The approval gate design is the detail that stands out most — "needs approval" by default before flipping to "always allow" is exactly the right trust model for agents that can actually write to production systems. A lot of agentic tools skip this and it's why people don't trust them with real workflows.

The cross-system chaining is where this gets interesting. Curious how it handles failures mid-chain — if the DB read succeeds but the HubSpot write fails, does it roll back, notify, or just log and move on? That failure handling is usually where these workflows quietly break in practice.

Also wondering if MCP servers you self-host get the same approval UX or if that's only for the pre-built connectors.

Max Musing

@saumya_jainn Approval was really important for us, especially moving from a purely read-only product to now supporting mutations. The user always has full control of what the agent tries to do, and if they're comfortable giving more access, they can allow the agent to auto-approve selected tools.

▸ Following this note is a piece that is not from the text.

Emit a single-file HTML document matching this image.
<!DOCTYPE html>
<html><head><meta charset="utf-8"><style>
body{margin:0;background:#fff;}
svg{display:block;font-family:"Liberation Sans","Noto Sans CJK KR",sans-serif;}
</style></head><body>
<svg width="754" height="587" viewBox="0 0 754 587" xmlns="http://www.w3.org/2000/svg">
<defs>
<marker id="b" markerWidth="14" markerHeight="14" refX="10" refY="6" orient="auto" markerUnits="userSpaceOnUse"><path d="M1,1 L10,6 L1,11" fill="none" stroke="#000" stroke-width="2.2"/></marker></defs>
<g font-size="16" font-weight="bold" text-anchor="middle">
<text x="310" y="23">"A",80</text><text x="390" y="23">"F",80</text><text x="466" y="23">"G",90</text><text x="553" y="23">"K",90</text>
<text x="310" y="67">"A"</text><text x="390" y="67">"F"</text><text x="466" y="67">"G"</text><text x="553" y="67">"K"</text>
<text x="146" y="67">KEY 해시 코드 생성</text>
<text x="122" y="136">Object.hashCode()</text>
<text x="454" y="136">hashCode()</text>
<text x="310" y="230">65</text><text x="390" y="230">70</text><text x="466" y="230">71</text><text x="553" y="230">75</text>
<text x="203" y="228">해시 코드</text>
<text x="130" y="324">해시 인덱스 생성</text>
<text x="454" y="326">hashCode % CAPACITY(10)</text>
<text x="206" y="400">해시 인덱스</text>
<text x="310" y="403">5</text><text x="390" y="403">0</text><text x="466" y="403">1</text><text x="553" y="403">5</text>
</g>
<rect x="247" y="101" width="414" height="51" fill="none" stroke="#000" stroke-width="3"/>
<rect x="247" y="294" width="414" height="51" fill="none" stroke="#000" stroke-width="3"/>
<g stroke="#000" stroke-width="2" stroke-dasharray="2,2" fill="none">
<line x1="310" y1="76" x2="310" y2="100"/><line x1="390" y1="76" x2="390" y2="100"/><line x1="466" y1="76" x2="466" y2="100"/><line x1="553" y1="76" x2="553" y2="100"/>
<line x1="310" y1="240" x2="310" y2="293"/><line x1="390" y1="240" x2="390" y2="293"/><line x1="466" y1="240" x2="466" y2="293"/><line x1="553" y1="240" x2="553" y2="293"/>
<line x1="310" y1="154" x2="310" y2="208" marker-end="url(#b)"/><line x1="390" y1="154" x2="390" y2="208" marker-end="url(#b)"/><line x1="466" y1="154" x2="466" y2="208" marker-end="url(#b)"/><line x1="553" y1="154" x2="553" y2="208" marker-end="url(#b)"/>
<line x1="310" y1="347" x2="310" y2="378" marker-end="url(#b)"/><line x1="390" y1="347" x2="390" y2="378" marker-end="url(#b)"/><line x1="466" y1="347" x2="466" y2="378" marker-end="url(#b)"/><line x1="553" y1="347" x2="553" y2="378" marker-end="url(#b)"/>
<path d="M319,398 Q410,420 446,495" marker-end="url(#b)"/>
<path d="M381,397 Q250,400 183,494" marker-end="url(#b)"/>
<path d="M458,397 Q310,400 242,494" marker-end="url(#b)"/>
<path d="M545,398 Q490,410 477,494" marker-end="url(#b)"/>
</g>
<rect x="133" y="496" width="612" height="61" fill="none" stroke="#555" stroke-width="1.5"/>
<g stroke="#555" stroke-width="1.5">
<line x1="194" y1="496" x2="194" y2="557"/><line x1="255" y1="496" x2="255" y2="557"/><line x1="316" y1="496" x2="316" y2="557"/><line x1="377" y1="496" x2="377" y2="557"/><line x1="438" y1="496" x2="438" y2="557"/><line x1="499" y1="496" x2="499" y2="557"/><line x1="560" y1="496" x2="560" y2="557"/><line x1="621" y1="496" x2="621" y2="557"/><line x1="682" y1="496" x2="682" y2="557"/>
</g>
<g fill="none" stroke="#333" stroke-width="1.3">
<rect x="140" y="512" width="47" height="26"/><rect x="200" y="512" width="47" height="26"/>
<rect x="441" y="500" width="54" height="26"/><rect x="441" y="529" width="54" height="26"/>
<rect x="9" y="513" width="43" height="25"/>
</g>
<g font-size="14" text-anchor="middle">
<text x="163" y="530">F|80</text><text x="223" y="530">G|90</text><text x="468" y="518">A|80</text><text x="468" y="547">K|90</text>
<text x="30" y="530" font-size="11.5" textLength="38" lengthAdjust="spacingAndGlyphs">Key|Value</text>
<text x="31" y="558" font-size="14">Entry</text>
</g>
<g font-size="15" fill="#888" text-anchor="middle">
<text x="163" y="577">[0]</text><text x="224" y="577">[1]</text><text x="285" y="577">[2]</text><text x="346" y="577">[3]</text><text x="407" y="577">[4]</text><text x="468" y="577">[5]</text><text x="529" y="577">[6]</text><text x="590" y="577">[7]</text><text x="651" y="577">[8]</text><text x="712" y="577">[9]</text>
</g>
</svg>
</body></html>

If a tool call ever fails, the agent sees the error message and can retry as it sees fit (including rolling back if necessary).

And approval works for all MCP servers! Pre-built or custom.

Kristofer Lachance

The thing I keep coming back to with MCP Connectors is that the highest-leverage work in any company already lives across three or four systems, and until now there hasn't been a clean way to let an agent operate on that whole surface from one place. Reading from your warehouse and then acting in Linear, HubSpot, or Slack in the same chat session is a meaningfully different shape of tool than the dashboards most of us grew up with. The team has been deep in this for months and it feels great to finally ship. Happy to dig into anything in the thread today.

Max Musing

@kris_lachance Basedash is more and more becoming the place I do most of my ops work these days.

Roman Milyushkevich

My non-engineer team would slack me for a number twice a week and I'd write the query, screenshot it, move on. Tools like this kill that loop, which is what I actually want.

Harshal Chaudhary

Trust should be earned per tool, not granted upfront. how you handle approval fatigue over time. Users who confirm the same action 20 times will start rubber-stamping without reading. Is there any signal that surfaces when a "always allow" tool starts doing something unexpected?